TASK TO COMPLETE
Pick out each line with the word "matplotlib" from the material that follows.

Source data:
===============

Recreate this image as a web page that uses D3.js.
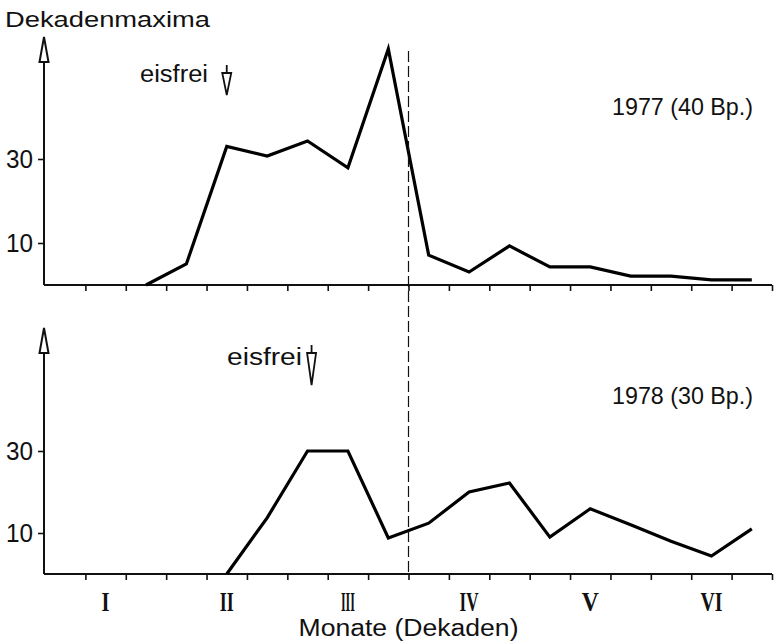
<!DOCTYPE html>
<html lang="de">
<head>
<meta charset="UTF-8">
<title>Dekadenmaxima 1977 / 1978</title>
<script src="https://d3js.org/d3.v7.min.js"></script>
<style>
  body { margin: 0; background: #fff; font-family: "Liberation Sans", Arial, sans-serif; }
  text { fill: #111; }
  .tick line, .baseline { stroke: #111; }
</style>
</head>
<body>
<div id="chart"></div>
<script>
// 18 decades = January..June, three per month
const months = ["I", "II", "III", "IV", "V", "VI"];
const monthWidths = [8, 14, 14, 19, 17, 22];
const yTicks = [10, 30];

// decade maxima; first value belongs to decade index "start"
const start1977 = 2;
const max1977 = [0, 5, 33, 30.7, 34.3, 27.9, 56.2, 7.1, 3.1, 9.3, 4.3, 4.3, 2.1, 2.1, 1.2, 1.2];
const start1978 = 4;
const max1978 = [0, 13.7, 30, 30, 8.8, 12.4, 20, 22.2, 9, 15.9, 12, 8, 4.4, 11];

// decade position of the "eisfrei" marker and of the dashed line
const ice1977 = 4.5;
const ice1978 = 6.6;
const dashAt = 9;

const W = 780, H = 644;
const svg = d3.select("#chart").append("svg")
    .attr("width", W)
    .attr("height", H);

const x = d3.scaleLinear().domain([0, 18]).range([45, 772]);

const panels = [
    { label: "1977 (40 Bp.)", start: start1977, values: max1977, ice: ice1977,
      arrowTip: 37, zero: 285, y30: 159, labelY: 115,
      iceY: 82, iceX: 140, iceW: 68, iceTop: 65, iceLen: 30 },
    { label: "1978 (30 Bp.)", start: start1978, values: max1978, ice: ice1978,
      arrowTip: 328, zero: 574, y30: 451, labelY: 404,
      iceY: 365, iceX: 227, iceW: 75, iceTop: 345, iceLen: 40 }
];

panels.forEach(p => {
    const y = d3.scaleLinear().domain([0, 30]).range([p.zero, p.y30]);
    const g = svg.append("g");

    // x axis with decade ticks
    const xAxis = g.append("g")
        .attr("transform", `translate(0,${p.zero})`)
        .call(d3.axisBottom(x).tickValues(d3.range(1, 19)).tickFormat("").tickSizeInner(6).tickSizeOuter(0));
    xAxis.select(".domain").attr("stroke", "#111").attr("stroke-width", 2)
        .attr("d", `M${x(0) - 1},0H${x(18)}`);
    xAxis.selectAll(".tick line").attr("stroke-width", 1.6);

    // y axis: ticks only, the line is drawn with its arrow
    const yAxis = g.append("g")
        .attr("transform", `translate(${x(0) - 1},0)`)
        .call(d3.axisLeft(y).tickValues(yTicks).tickSize(6).tickPadding(5));
    yAxis.select(".domain").remove();
    yAxis.selectAll(".tick line").attr("stroke-width", 1.6);
    yAxis.selectAll(".tick text")
        .attr("font-family", "'Liberation Sans', Arial, sans-serif")
        .attr("font-size", 25)
        .attr("textLength", 27)
        .attr("lengthAdjust", "spacingAndGlyphs");

    const ax = x(0) - 1;
    g.append("line")
        .attr("x1", ax).attr("x2", ax)
        .attr("y1", p.arrowTip + 24).attr("y2", p.zero)
        .attr("stroke", "#111").attr("stroke-width", 2);
    g.append("path")
        .attr("d", `M${ax},${p.arrowTip}L${ax + 4.5},${p.arrowTip + 25}L${ax - 4.5},${p.arrowTip + 25}Z`)
        .attr("fill", "#fff").attr("stroke", "#111").attr("stroke-width", 2);

    // data line, points at decade centres
    const line = d3.line()
        .x((d, i) => x(p.start + i + 0.5))
        .y(d => y(d));
    g.append("path")
        .datum(p.values)
        .attr("d", line)
        .attr("fill", "none")
        .attr("stroke", "#000")
        .attr("stroke-width", 3.2)
        .attr("stroke-linejoin", "miter");

    // year label
    g.append("text")
        .attr("x", 612).attr("y", p.labelY)
        .attr("font-size", 24)
        .attr("textLength", 141)
        .attr("lengthAdjust", "spacingAndGlyphs")
        .text(p.label);

    // ice-free marker
    const ix = x(p.ice);
    g.append("text")
        .attr("x", p.iceX).attr("y", p.iceY)
        .attr("font-size", 23)
        .attr("textLength", p.iceW)
        .attr("lengthAdjust", "spacingAndGlyphs")
        .text("eisfrei");
    g.append("line")
        .attr("x1", ix).attr("x2", ix)
        .attr("y1", p.iceTop).attr("y2", p.iceTop + 9)
        .attr("stroke", "#111").attr("stroke-width", 1.8);
    g.append("path")
        .attr("d", `M${ix - 4.5},${p.iceTop + 8}L${ix + 4.5},${p.iceTop + 8}L${ix},${p.iceTop + p.iceLen}Z`)
        .attr("fill", "#fff").attr("stroke", "#111").attr("stroke-width", 1.8);
});

// dashed divider through both panels
svg.append("line")
    .attr("x1", x(dashAt)).attr("x2", x(dashAt))
    .attr("y1", 51).attr("y2", 572)
    .attr("stroke", "#111").attr("stroke-width", 1.2)
    .attr("stroke-dasharray", "11,4");

// axis titles
svg.append("text")
    .attr("x", 5).attr("y", 27)
    .attr("font-size", 22)
    .attr("textLength", 205)
    .attr("lengthAdjust", "spacingAndGlyphs")
    .text("Dekadenmaxima");

svg.append("text")
    .attr("x", x(9)).attr("y", 636)
    .attr("text-anchor", "middle")
    .attr("font-size", 23)
    .attr("textLength", 220)
    .attr("lengthAdjust", "spacingAndGlyphs")
    .text("Monate (Dekaden)");

// month numerals under the lower axis
svg.append("g").selectAll("text")
    .data(months)
    .join("text")
    .attr("x", (d, i) => x(3 * i + 1.5) - monthWidths[i] / 2)
    .attr("y", 611)
    .attr("font-family", "'Liberation Serif', serif")
    .attr("font-weight", "bold")
    .attr("font-size", 27)
    .attr("textLength", (d, i) => monthWidths[i])
    .attr("lengthAdjust", "spacingAndGlyphs")
    .text(d => d);
</script>
</body>
</html>
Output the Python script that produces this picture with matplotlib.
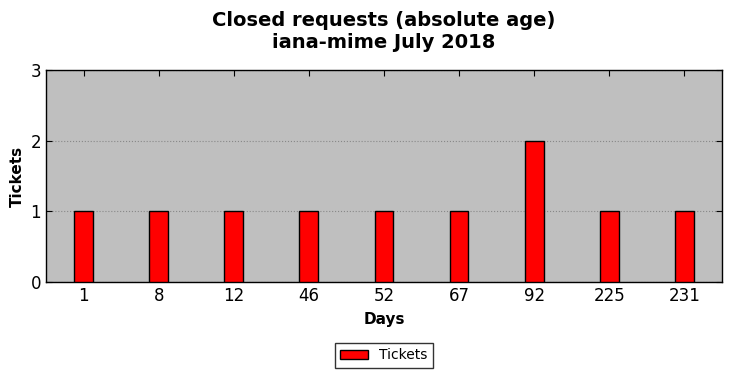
import matplotlib
matplotlib.use("Agg")
import matplotlib.pyplot as plt

days = ["1", "8", "12", "46", "52", "67", "92", "225", "231"]
tickets = [1, 1, 1, 1, 1, 1, 2, 1, 1]

fig = plt.figure(figsize=(7.31, 3.78), dpi=100)
ax = fig.add_axes([0.0629, 0.254, 0.9248, 0.561])
ax.set_facecolor("#bfbfbf")

pos = list(range(len(days)))
ax.bar(pos, tickets, width=0.25, color="red", edgecolor="black", linewidth=1, label="Tickets", zorder=3)

ax.set_xlim(-0.5, len(days) - 0.5)
ax.set_ylim(0, 3)
ax.set_yticks([0, 1, 2, 3])
ax.set_xticks(pos)
ax.set_xticklabels(days)
ax.tick_params(direction="in", top=True, right=True, labelsize=12, length=4)
ax.yaxis.grid(True, linestyle=":", color="#888888", linewidth=0.8, zorder=0)

ax.set_xlabel("Days", fontsize=11, fontweight="bold", labelpad=5.5)
ax.set_ylabel("Tickets", fontsize=11, fontweight="bold")
ax.set_title("Closed requests (absolute age)\niana-mime July 2018", fontsize=14, fontweight="bold", pad=16)

for s in ax.spines.values():
    s.set_linewidth(1)

fig.legend(loc="center", bbox_to_anchor=(0.525, 0.06), fontsize=10, frameon=True,
           fancybox=False, edgecolor="black", handlelength=2)

fig.savefig("out.png", dpi=100)
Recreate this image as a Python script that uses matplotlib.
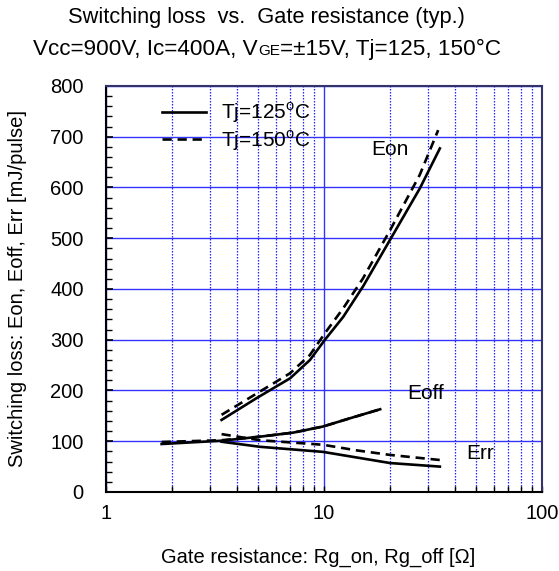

===============

TASK RESPONSE
Output the Python script that produces this picture with matplotlib.
import matplotlib
matplotlib.use("Agg")
import matplotlib.pyplot as plt
Recreate this image as a Python script that uses matplotlib.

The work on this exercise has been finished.